▸ Brief
Leave out any picture and return the remaining listing below exactly as given.

▸ Collected material
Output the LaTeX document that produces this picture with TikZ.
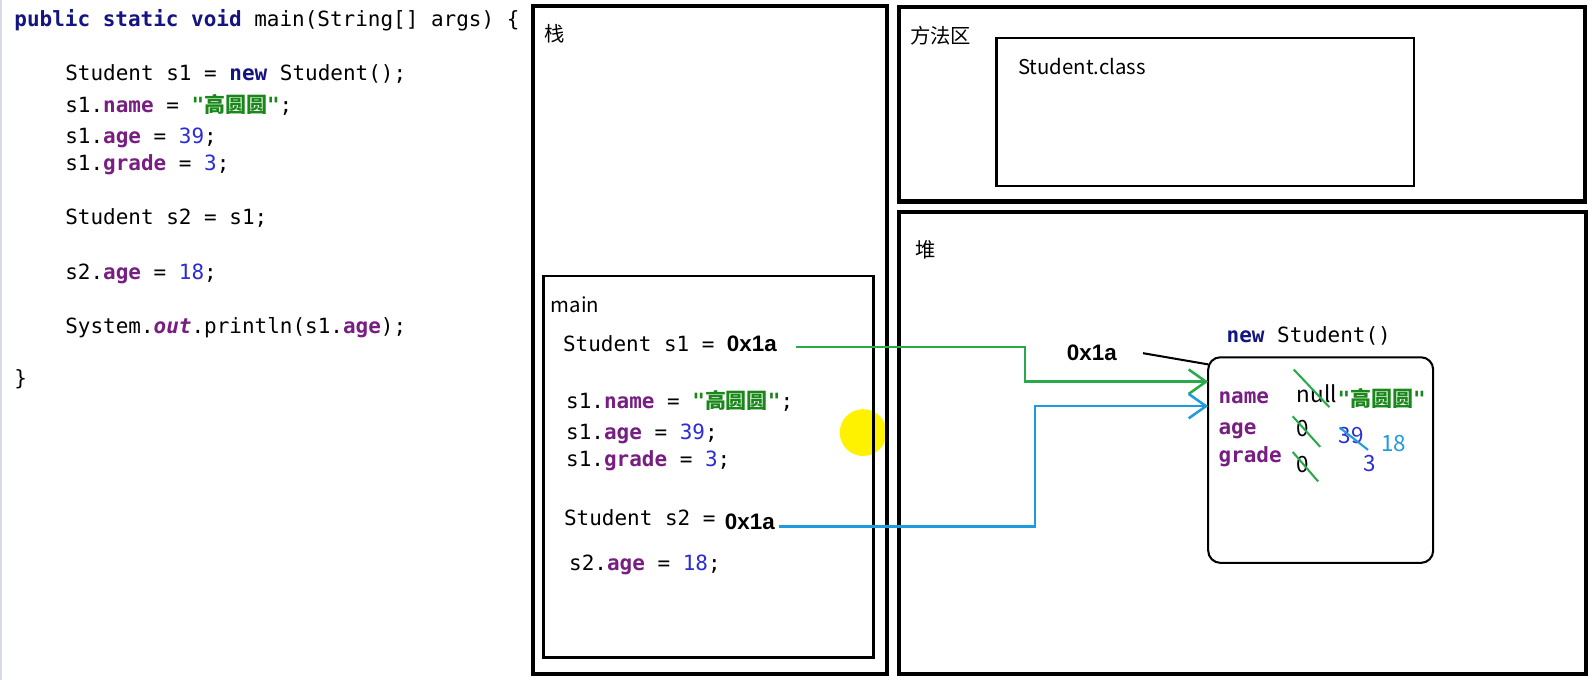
\documentclass[tikz,border=0pt]{standalone}
\usepackage{fontspec}
\setmainfont{Noto Sans CJK SC}
\newfontfamily\codefont{DejaVu Sans Mono}
\newfontfamily\cjk{Noto Sans CJK SC}
\newfontfamily\hexfont{Liberation Sans}
\usetikzlibrary{arrows.meta}
\definecolor{kwblue}{RGB}{20,20,130}
\definecolor{fldpurple}{RGB}{120,30,130}
\definecolor{numblue}{RGB}{45,45,215}
\definecolor{strgreen}{RGB}{25,135,25}
\definecolor{refgreen}{RGB}{40,170,75}
\definecolor{refblue}{RGB}{30,155,220}
\definecolor{margin}{RGB}{215,218,235}
\newcommand{\jkw}[1]{{\bfseries\color{kwblue}#1}}
\newcommand{\jfld}[1]{{\bfseries\color{fldpurple}#1}}
\newcommand{\jnum}[1]{{\color{numblue}#1}}
\newcommand{\jstr}[1]{{\bfseries\color{strgreen}{\codefont"}{\cjk #1}{\codefont"}}}
\begin{document}
\begin{tikzpicture}[x=1pt,y=-1pt,>={Straight Barb[length=17pt,width=24pt]},
	code/.style={anchor=base west,inner sep=0pt,font=\codefont\fontsize{20.6}{24}\selectfont},
	lbl/.style={anchor=base west,inner sep=0pt,font=\fontsize{20}{24}\selectfont},
	hex/.style={anchor=base west,inner sep=0pt,font=\hexfont\bfseries\fontsize{22}{26}\selectfont},
	val/.style={anchor=base west,inner sep=0pt,font=\fontsize{22}{26}\selectfont},
	bigbox/.style={draw,line width=4pt,anchor=north west,inner sep=0pt,outer sep=0pt},
	smallbox/.style={draw,line width=2pt,anchor=north west,inner sep=0pt,outer sep=0pt},
	ptr/.style={line width=2.5pt,->},
	strike/.style={line width=2pt}]
	\useasboundingbox[fill=white] (0,0) rectangle (1568,668);
	\fill[margin] (0,0) rectangle (2,668);
	\node[code] (c1) at (14,26) {\jkw{public static void} main(String[] args) \{};
	\node[code] (c2) at (64,79) {Student s1 = \jkw{new} Student();};
	\node[code] (c3) at (64,111) {s1.\jfld{name} = \jstr{高圆圆};};
	\node[code] (c4) at (64,141) {s1.\jfld{age} = \jnum{39};};
	\node[code] (c5) at (64,168) {s1.\jfld{grade} = \jnum{3};};
	\node[code] (c6) at (64,221) {Student s2 = s1;};
	\node[code] (c7) at (64,275) {s2.\jfld{age} = \jnum{18};};
	\node[code] (c8) at (64,328) {System.{\bfseries\itshape\color{fldpurple}out}.println(s1.\jfld{age});};
	\node[code] (c9) at (14,379) {\}};
	\fill[yellow] (848,425) circle[radius=23pt];
	\node[bigbox,minimum width=347,minimum height=656] (stack) at (524,6) {};
	\node[lbl] (stacklbl) at (535,41) {栈};
	\node[smallbox,line width=2.5pt,minimum width=324,minimum height=375] (mainf) at (534,271) {};
	\node[lbl] (mainlbl) at (541,307) {main};
	\node[code] (s1decl) at (553,345) {Student s1 =};
	\node[hex] (v1) at (714,345) {0x1a};
	\node[code] (s1name) at (556,401) {s1.\jfld{name} = \jstr{高圆圆};};
	\node[code] (s1age) at (556,432) {s1.\jfld{age} = \jnum{39};};
	\node[code] (s1grade) at (556,458) {s1.\jfld{grade} = \jnum{3};};
	\node[code] (s2decl) at (554,516) {Student s2 =};
	\node[hex] (v2) at (712,520) {0x1a};
	\node[code] (s2age) at (559,560) {s2.\jfld{age} = \jnum{18};};
	\node[bigbox,minimum width=674,minimum height=191] (method) at (883,7) {};
	\node[lbl] (methodlbl) at (894,43) {方法区};
	\node[smallbox,minimum width=410,minimum height=146] (cls) at (979,37) {};
	\node[lbl] (clslbl) at (1000,73) {Student.class};
	\node[bigbox,minimum width=675,minimum height=454] (heap) at (883,208) {};
	\node[lbl] (heaplbl) at (899,253) {堆};
	\node[code] (newobj) at (1205,336) {\jkw{new} Student()};
	\node[hex] (hv) at (1048,354) {0x1a};
	\node[smallbox,minimum width=221,minimum height=202,rounded corners=12pt] (obj) at (1187,351) {};
	\node[code] (fname) at (1197,396) {\jfld{name}};
	\node[code] (fage) at (1197,427) {\jfld{age}};
	\node[code] (fgrade) at (1197,454) {\jfld{grade}};
	\node[val] (name0) at (1274,395) {null};
	\node[lbl,font=\fontsize{20.6}{24}\selectfont] (name1) at (1314,399) {\jstr{高圆圆}};
	\node[val] (age0) at (1274,429) {0};
	\node[val,text=numblue] (age1) at (1315,436) {39};
	\node[val,text=refblue] (age2) at (1357,444) {18};
	\node[val] (grade0) at (1274,464) {0};
	\node[val,text=numblue] (grade1) at (1339,463) {3};
	\draw[strike,refgreen] (1271,363) -- (1306,400) (1270,409) -- (1297,439) (1270,444) -- (1295,473);
	\draw[strike,refblue] (1316,420) -- (1344,442);
	\coordinate (s1out) at (782,341);
	\coordinate (s1turn) at (1007,375);
	\draw[ptr,refgreen] (s1out) -| (s1turn) -- (obj.west |- s1turn);
	\coordinate (s2out) at (765,517);
	\coordinate (s2turn) at (1017,399);
	\draw[ptr,refblue] (s2out) -| (s2turn) -- (obj.west |- s2turn);
	\coordinate (hvtail) at (1123,347);
	\draw[line width=2pt] (hvtail) -- ([yshift=-7pt]obj.north west);
\end{tikzpicture}
\end{document}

▸ Solution to this exercise
Output the LaTeX document that produces this picture with TikZ.
\documentclass[tikz,border=0pt]{standalone}
\usepackage{fontspec}
\setmainfont{Noto Sans CJK SC}
\newfontfamily\codefont{DejaVu Sans Mono}
\newfontfamily\cjk{Noto Sans CJK SC}
\newfontfamily\hexfont{Liberation Sans}
\usetikzlibrary{arrows.meta}
\definecolor{kwblue}{RGB}{20,20,130}
\definecolor{fldpurple}{RGB}{120,30,130}
\definecolor{numblue}{RGB}{45,45,215}
\definecolor{strgreen}{RGB}{25,135,25}
\definecolor{refgreen}{RGB}{40,170,75}
\definecolor{refblue}{RGB}{30,155,220}
\definecolor{margin}{RGB}{215,218,235}
\newcommand{\jkw}[1]{{\bfseries\color{kwblue}#1}}
\newcommand{\jfld}[1]{{\bfseries\color{fldpurple}#1}}
\newcommand{\jnum}[1]{{\color{numblue}#1}}
\newcommand{\jstr}[1]{{\bfseries\color{strgreen}{\codefont"}{\cjk #1}{\codefont"}}}
\begin{document}
\begin{tikzpicture}[x=1pt,y=-1pt,>={Straight Barb[length=17pt,width=24pt]},
	code/.style={anchor=base west,inner sep=0pt,font=\codefont\fontsize{20.6}{24}\selectfont},
	lbl/.style={anchor=base west,inner sep=0pt,font=\fontsize{20}{24}\selectfont},
	hex/.style={anchor=base west,inner sep=0pt,font=\hexfont\bfseries\fontsize{22}{26}\selectfont},
	val/.style={anchor=base west,inner sep=0pt,font=\fontsize{22}{26}\selectfont},
	bigbox/.style={draw,line width=4pt,anchor=north west,inner sep=0pt,outer sep=0pt},
	smallbox/.style={draw,line width=2pt,anchor=north west,inner sep=0pt,outer sep=0pt},
	ptr/.style={line width=2.5pt,->},
	strike/.style={line width=2pt}]
	\useasboundingbox[fill=white] (0,0) rectangle (1568,668);
	\fill[margin] (0,0) rectangle (2,668);
	\node[code] (c1) at (14,26) {\jkw{public static void} main(String[] args) \{};
	\node[code] (c2) at (64,79) {Student s1 = \jkw{new} Student();};
	\node[code] (c3) at (64,111) {s1.\jfld{name} = \jstr{高圆圆};};
	\node[code] (c4) at (64,141) {s1.\jfld{age} = \jnum{39};};
	\node[code] (c5) at (64,168) {s1.\jfld{grade} = \jnum{3};};
	\node[code] (c6) at (64,221) {Student s2 = s1;};
	\node[code] (c7) at (64,275) {s2.\jfld{age} = \jnum{18};};
	\node[code] (c8) at (64,328) {System.{\bfseries\itshape\color{fldpurple}out}.println(s1.\jfld{age});};
	\node[code] (c9) at (14,379) {\}};
	\fill[yellow] (848,425) circle[radius=23pt];
	\node[bigbox,minimum width=347,minimum height=656] (stack) at (524,6) {};
	\node[lbl] (stacklbl) at (535,41) {栈};
	\node[smallbox,line width=2.5pt,minimum width=324,minimum height=375] (mainf) at (534,271) {};
	\node[lbl] (mainlbl) at (541,307) {main};
	\node[code] (s1decl) at (553,345) {Student s1 =};
	\node[hex] (v1) at (714,345) {0x1a};
	\node[code] (s1name) at (556,401) {s1.\jfld{name} = \jstr{高圆圆};};
	\node[code] (s1age) at (556,432) {s1.\jfld{age} = \jnum{39};};
	\node[code] (s1grade) at (556,458) {s1.\jfld{grade} = \jnum{3};};
	\node[code] (s2decl) at (554,516) {Student s2 =};
	\node[hex] (v2) at (712,520) {0x1a};
	\node[code] (s2age) at (559,560) {s2.\jfld{age} = \jnum{18};};
	\node[bigbox,minimum width=674,minimum height=191] (method) at (883,7) {};
	\node[lbl] (methodlbl) at (894,43) {方法区};
	\node[smallbox,minimum width=410,minimum height=146] (cls) at (979,37) {};
	\node[lbl] (clslbl) at (1000,73) {Student.class};
	\node[bigbox,minimum width=675,minimum height=454] (heap) at (883,208) {};
	\node[lbl] (heaplbl) at (899,253) {堆};
	\node[code] (newobj) at (1205,336) {\jkw{new} Student()};
	\node[hex] (hv) at (1048,354) {0x1a};
	\node[smallbox,minimum width=221,minimum height=202,rounded corners=12pt] (obj) at (1187,351) {};
	\node[code] (fname) at (1197,396) {\jfld{name}};
	\node[code] (fage) at (1197,427) {\jfld{age}};
	\node[code] (fgrade) at (1197,454) {\jfld{grade}};
	\node[val] (name0) at (1274,395) {null};
	\node[lbl,font=\fontsize{20.6}{24}\selectfont] (name1) at (1314,399) {\jstr{高圆圆}};
	\node[val] (age0) at (1274,429) {0};
	\node[val,text=numblue] (age1) at (1315,436) {39};
	\node[val,text=refblue] (age2) at (1357,444) {18};
	\node[val] (grade0) at (1274,464) {0};
	\node[val,text=numblue] (grade1) at (1339,463) {3};
	\draw[strike,refgreen] (1271,363) -- (1306,400) (1270,409) -- (1297,439) (1270,444) -- (1295,473);
	\draw[strike,refblue] (1316,420) -- (1344,442);
	\coordinate (s1out) at (782,341);
	\coordinate (s1turn) at (1007,375);
	\draw[ptr,refgreen] (s1out) -| (s1turn) -- (obj.west |- s1turn);
	\coordinate (s2out) at (765,517);
	\coordinate (s2turn) at (1017,399);
	\draw[ptr,refblue] (s2out) -| (s2turn) -- (obj.west |- s2turn);
	\coordinate (hvtail) at (1123,347);
	\draw[line width=2pt] (hvtail) -- ([yshift=-7pt]obj.north west);
\end{tikzpicture}
\end{document}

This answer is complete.